It was an Australian tracking station that famously transmitted the first footage of mankind's first steps on the Moon, but now it is an Australian company that plans to provide its cutting-edge navigation technology to NASA as it further explores the Earth's only natural satellite and possibly beyond to Mars.
Advanced Navigation, whose technologies are already being used to explore the depths of the ocean and in driverless cars and military vehicles, has received an Australian Government grant to support its Project LUNA.
The Sydney-headquartered company has been awarded a $5.2 million 'Moon to Mars Initiative: Demonstrator Mission Grant' by the Australian Space Agency, which will accelerate development and production of its breakthrough Light Detection, Altimetry and Velocimetry (LiDAV) technology.
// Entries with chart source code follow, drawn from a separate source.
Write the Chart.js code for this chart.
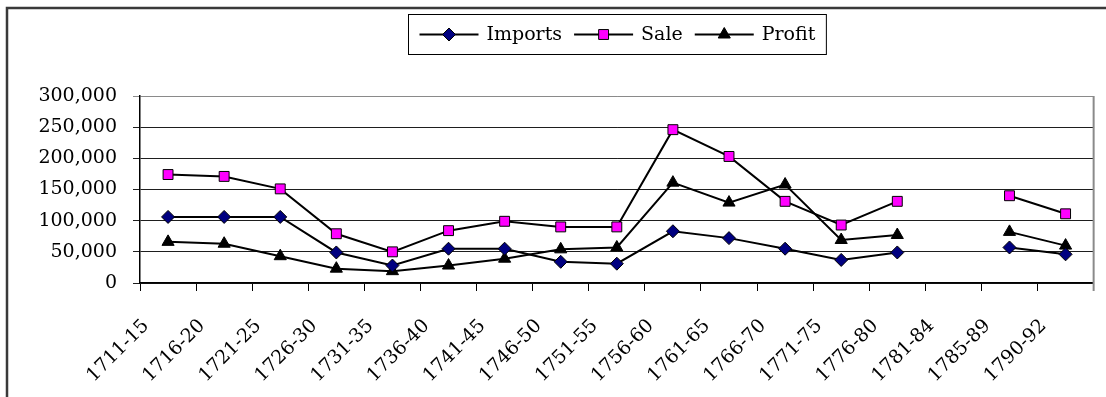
<!DOCTYPE html>
<html>
<head>
<meta charset="utf-8">
<script src="https://cdn.jsdelivr.net/npm/chart.js@4.4.1/dist/chart.umd.min.js"></script>
<style>
  html, body { margin: 0; padding: 0; background: #fff; }
  canvas { display: block; }
</style>
</head>
<body>
<canvas id="chart-1" width="1106" height="397"></canvas>
<script>
const periods = ["1711-15", "1716-20", "1721-25", "1726-30", "1731-35", "1736-40", "1741-45", "1746-50", "1751-55",
  "1756-60", "1761-65", "1766-70", "1771-75", "1776-80", "1781-84", "1785-89", "1790-92"];
const imports = [106000, 106000, 106000, 49000, 28000, 55000, 55000, 34000, 31000, 83000, 72000, 55000, 37000, 49000, null, 57000, 46000];
const sale = [174000, 171000, 151000, 79000, 50000, 84000, 99000, 90000, 90000, 246000, 203000, 131000, 93000, 131000, null, 140000, 111000];
const profit = [66000, 63000, 43000, 23000, 19000, 28000, 39000, 54000, 57000, 161000, 129000, 158000, 69000, 77000, null, 82000, 60000];
const yMax = 300000;
const yStep = 50000;

const serif = "'DejaVu Serif', 'Liberation Serif', serif";

// outer frame (only the top and left edges fall inside the canvas) + grey plot border on the right
const framePlugin = {
  id: "frame",
  beforeDraw(chart) {
    const ctx = chart.ctx;
    ctx.save();
    ctx.fillStyle = "#fff";
    ctx.fillRect(0, 0, chart.width, chart.height);
    ctx.strokeStyle = "#3a3a3a";
    ctx.lineWidth = 2.5;
    ctx.beginPath();
    ctx.moveTo(7, chart.height);
    ctx.lineTo(7, 8);
    ctx.lineTo(chart.width, 8);
    ctx.stroke();
    ctx.restore();
  },
  beforeDatasetsDraw(chart) {
    const { ctx, chartArea } = chart;
    ctx.save();
    ctx.strokeStyle = "#8a8a8a";
    ctx.lineWidth = 2;
    ctx.beginPath();
    ctx.moveTo(chartArea.right, chartArea.top);
    ctx.lineTo(chartArea.right, chartArea.bottom + 8);
    ctx.stroke();
    ctx.restore();
  },
};

// legend in a bordered box: line segment with the marker in the middle, then the label
const boxedLegend = {
  id: "boxedLegend",
  afterDraw(chart) {
    const ctx = chart.ctx;
    const seg = 59, gap = 8, sep = 12, pad = 11, h = 40, top = 14.5;
    ctx.save();
    ctx.font = "19px " + serif;
    const items = chart.data.datasets.map((ds) => ({ ds, w: ctx.measureText(ds.label).width }));
    const total = pad * 2 + items.reduce((s, it) => s + seg + gap + it.w, 0) + sep * (items.length - 1);
    const cx = (chart.chartArea.left + chart.chartArea.right) / 2;
    const left = Math.round(cx - total / 2) + 0.5;
    ctx.fillStyle = "#fff";
    ctx.fillRect(left, top, total, h);
    ctx.strokeStyle = "#000";
    ctx.lineWidth = 1;
    ctx.strokeRect(left, top, total, h);

    const y = top + h / 2;
    let x = left + pad;
    items.forEach(({ ds, w }) => {
      ctx.strokeStyle = ds.borderColor;
      ctx.lineWidth = ds.borderWidth;
      ctx.beginPath();
      ctx.moveTo(x, y);
      ctx.lineTo(x + seg, y);
      ctx.stroke();
      ctx.fillStyle = ds.pointBackgroundColor;
      ctx.strokeStyle = ds.pointBorderColor;
      ctx.lineWidth = ds.pointBorderWidth;
      Chart.helpers.drawPoint(ctx, {
        pointStyle: ds.pointStyle, rotation: 0, radius: ds.pointRadius, borderWidth: ds.pointBorderWidth,
      }, x + seg / 2, y);
      ctx.fillStyle = "#000";
      ctx.textAlign = "left";
      ctx.textBaseline = "middle";
      ctx.fillText(ds.label, x + seg + gap, y + 1);
      x += seg + gap + w + sep;
    });
    ctx.restore();
  },
};

const chart1 = new Chart(document.getElementById("chart-1"), {
  type: "line",
  data: {
    labels: periods,
    datasets: [
      {
        label: "Imports",
        data: imports,
        borderColor: "#000",
        borderWidth: 2,
        pointStyle: "rectRot",
        pointRadius: 6.5,
        pointBackgroundColor: "#000080",
        pointBorderColor: "#000",
        pointBorderWidth: 1,
      },
      {
        label: "Sale",
        data: sale,
        borderColor: "#000",
        borderWidth: 2,
        pointStyle: "rect",
        pointRadius: 7,
        pointBackgroundColor: "#ff00ff",
        pointBorderColor: "#000",
        pointBorderWidth: 1,
      },
      {
        label: "Profit",
        data: profit,
        borderColor: "#000",
        borderWidth: 2,
        pointStyle: "triangle",
        pointRadius: 7,
        pointBackgroundColor: "#000",
        pointBorderColor: "#000",
        pointBorderWidth: 1,
      },
    ],
  },
  options: {
    responsive: false,
    animation: false,
    devicePixelRatio: 1,
    spanGaps: false,
    layout: { padding: { top: 96, right: 10, left: 0, bottom: 0 } },
    plugins: {
      legend: { display: false },
      tooltip: { enabled: false },
    },
    elements: { line: { tension: 0 } },
    scales: {
      x: {
        type: "category",
        offset: true,
        afterFit: (scale) => { scale.height = 114; },
        grid: { offset: true, drawOnChartArea: false, tickLength: 8, color: "#000" },
        border: { color: "#000", width: 1.5 },
        ticks: {
          autoSkip: false,
          minRotation: 45,
          maxRotation: 45,
          padding: 24,
          labelOffset: -22,
          color: "#000",
          font: { family: serif, size: 19 },
        },
      },
      y: {
        min: 0,
        max: yMax,
        afterFit: (scale) => { scale.width = 140; },
        grid: {
          tickLength: 7,
          lineWidth: 1,
          color: (c) => (c.tick && c.tick.value === yMax ? "#8a8a8a" : "#1e1e1e"),
        },
        border: { color: "#000", width: 1.5 },
        ticks: {
          stepSize: yStep,
          padding: 16,
          color: "#000",
          font: { family: serif, size: 19 },
          callback: (v) => v.toLocaleString("en-US"),
        },
      },
    },
  },
  plugins: [framePlugin, boxedLegend],
});
</script>
</body>
</html>
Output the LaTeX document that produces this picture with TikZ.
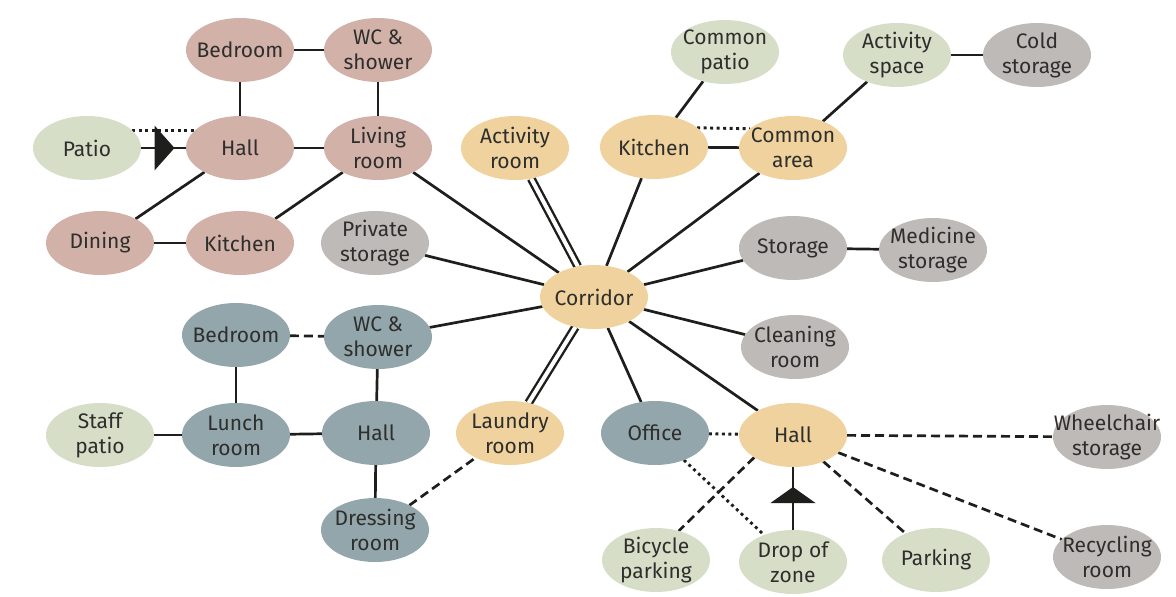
\documentclass[tikz,border=0pt]{standalone}
\usepackage{fontspec}
\setmainfont{Fira Sans}
\usetikzlibrary{shapes.geometric,decorations.markings}

\definecolor{pinkroom}{HTML}{D2B1A8}
\definecolor{greenroom}{HTML}{D6DEC7}
\definecolor{orangeroom}{HTML}{EFD29E}
\definecolor{greyroom}{HTML}{BEBAB7}
\definecolor{blueroom}{HTML}{93A6AC}
\definecolor{ink}{HTML}{1E1E1C}
\definecolor{txt}{HTML}{2E2E2C}

\pgfdeclarelayer{bg}
\pgfsetlayers{bg,main}

\tikzset{
  room/.style={ellipse, minimum width=108pt, minimum height=64pt,
    inner sep=0pt, outer sep=0pt, fill=#1},
  lbl/.style={font=\fontsize{21}{25}\selectfont, text=txt, align=center, inner sep=0pt},
  link/.style={draw=ink, line width=2.7pt},
  dashlink/.style={link, dash pattern=on 9pt off 5pt},
  dotlink/.style={draw=ink, line width=2.9pt, dash pattern=on 2.9pt off 3.6pt},
  twin/.style={draw=ink, line width=2.4pt, double=white, double distance=4pt},
  midtri/.style 2 args={postaction={decorate}, decoration={markings,
    mark=at position 0.5 with {\fill[ink] (#1,-22.5pt) -- (#2,0pt) -- (#1,22.5pt) -- cycle;}}},
}

% room: name, x, y, colour, label
\newcommand\room[5]{%
  \node[room=#4] (#1) at (#2,#3) {};
  \node[lbl] (#1-t) at (#1) {#5};}

\begin{document}
\begin{tikzpicture}[x=1pt,y=-1pt]
\useasboundingbox (0,0) rectangle (1176,597);

% apartment
\room{bedA}{240}{50}{pinkroom}{Bedroom}
\room{wcA}{378}{50}{pinkroom}{WC \&\\shower}
\room{patio}{87}{148}{greenroom}{Patio}
\room{hallA}{240}{148}{pinkroom}{Hall}
\room{living}{378}{148}{pinkroom}{Living\\room}
\room{dining}{100}{243}{pinkroom}{Dining}
\room{kitA}{240}{243}{pinkroom}{Kitchen}

% common spaces
\room{activity}{515}{148}{orangeroom}{Activity\\room}
\room{kitB}{654}{147}{orangeroom}{Kitchen}
\room{common}{793}{148}{orangeroom}{Common\\area}
\room{corridor}{594}{297}{orangeroom}{Corridor}
\room{laundry}{510}{433}{orangeroom}{Laundry\\room}
\room{hallB}{793}{435}{orangeroom}{Hall}

% outdoor
\room{cpatio}{725}{52}{greenroom}{Common\\patio}
\room{actspace}{897}{55}{greenroom}{Activity\\space}
\room{spatio}{100}{435}{greenroom}{Staff\\patio}
\room{bike}{656}{560}{greenroom}{Bicycle\\parking}
\room{drop}{793}{562}{greenroom}{Drop of\\zone}
\room{parking}{936}{560}{greenroom}{Parking}

% storage
\room{cold}{1037}{55}{greyroom}{Cold\\storage}
\room{private}{375}{243}{greyroom}{Private\\storage}
\room{storage}{793}{248}{greyroom}{Storage}
\room{medicine}{933}{250}{greyroom}{Medicine\\storage}
\room{cleaning}{795}{347}{greyroom}{Cleaning\\room}
\room{wheel}{1107}{437}{greyroom}{Wheelchair\\storage}
\room{recycle}{1107}{557}{greyroom}{Recycling\\room}

% staff area
\room{bedS}{236}{335}{blueroom}{Bedroom}
\room{wcS}{378}{337}{blueroom}{WC \&\\shower}
\room{lunch}{236}{435}{blueroom}{Lunch\\room}
\room{hallS}{376}{433}{blueroom}{Hall}
\room{dress}{375}{530}{blueroom}{Dressing\\room}
\room{office}{655}{433}{blueroom}{Office}

\begin{pgfonlayer}{bg}
  % apartment
  \draw[link] (bedA) -- (wcA);
  \draw[link] (bedA) -- (hallA);
  \draw[link] (wcA) -- (living);
  \draw[link] (hallA) -- (living);
  \draw[link, midtri={-9pt}{11pt}] (patio) -- (hallA);
  \draw[dotlink] (patio.21) -- (hallA.159);
  \draw[link] (dining) -- (hallA);
  \draw[link] (dining) -- (kitA);
  \draw[link] (kitA) -- (living);
  % corridor spokes
  \draw[link] (living) -- (corridor);
  \draw[twin] (activity) -- (corridor);
  \draw[link] (kitB) -- (corridor);
  \draw[link] (common) -- (corridor);
  \draw[link] (private) -- (corridor);
  \draw[link] (storage) -- (corridor);
  \draw[link] (cleaning) -- (corridor);
  \draw[link] (wcS) -- (corridor);
  \draw[twin] (laundry) -- (corridor);
  \draw[link] (office) -- (corridor);
  \draw[link] (hallB) -- (corridor);
  % common spaces
  \draw[link] (kitB) -- (common);
  \draw[dotlink] (kitB.24) -- (common.156);
  \draw[link] (kitB) -- (cpatio);
  \draw[link] (common) -- (actspace);
  \draw[link] (actspace) -- (cold);
  \draw[link] (storage) -- (medicine);
  % staff area
  \draw[dashlink] (bedS) -- (wcS);
  \draw[link] (bedS) -- (lunch);
  \draw[link] (wcS) -- (hallS);
  \draw[link] (lunch) -- (hallS);
  \draw[link] (spatio) -- (lunch);
  \draw[link] (hallS) -- (dress);
  \draw[dashlink] (dress) -- (laundry);
  % entrance hall
  \draw[dotlink] (office) -- (hallB);
  \draw[dotlink] (office) -- (drop);
  \draw[dashlink] (hallB.210) -- (bike.52);
  \draw[link, midtri={-4.5pt}{11.5pt}] (drop) -- (hallB);
  \draw[dashlink] (hallB) -- (parking);
  \draw[dashlink] (hallB) -- (wheel);
  \draw[dashlink] (hallB) -- (recycle);
\end{pgfonlayer}
\end{tikzpicture}
\end{document}
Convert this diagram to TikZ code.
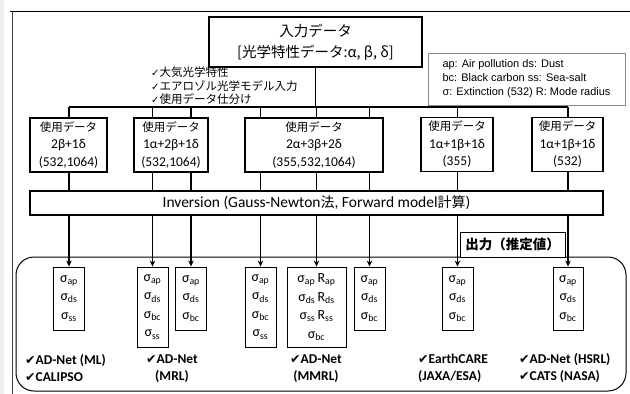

The space-qualified LiDAV sensor is called LUNA, meaning Moon in Latin and many Latin-based languages but in this case stands for 'Laser measurement Unit for Navigational Aid'.
It is a technology that will be delivered to US-based space systems company Intuitive Machines as part of NASA’s ongoing Commercial Lunar Payload Services (CLPS) program.
Project LUNA will ultimately be demonstrated on board Intuitive Machines’ Nova-C lander during the final descent en route to the lunar surface. Following this demonstration, Advanced Navigation’s LUNA technology will be offered commercially for integration into landers from 2025-26.
The technology will improve the safety and reliability of autonomous landing manoeuvres, enable reliable navigation on the lunar surface, and serve as a catalyst for autonomous space exploration and transportation.
"We are humbled the Australian Space Agency has awarded Advanced Navigation a Demonstrator Mission Grant as it represents a pivotal milestone in the company's trajectory, as we embark to be among the first Australian technologies to reach the Moon," says Advanced Navigation CEO and co-founder Xavier Orr, who along with co-founder Chris Shaw won the 2023 Sydney Young Entrepreneur of the Year Award and was featured in the 2023 Australia's Top 100 Young Entrepreneurs list.
"Our work with Intuitive Machines will enhance Australia’s sovereign Space capabilities, further unlock the commercial Space economy, and ignite a new era of innovation as we push the boundaries of scientific discoveries and exploration on the Moon and beyond."
Enrico Palermo, the head of the Australian Space Agency, says projects being supported by this grant show just some of the many ways that space technologies are improving how we live and how we work.
"By helping Australian organisations like Advanced Navigation to develop their space heritage, they can break into new markets and supply chains and take their innovative Aussie technology to the world," Palermo says.
"That will help them to grow, keep their ideas in Australia and generate more employment opportunities here."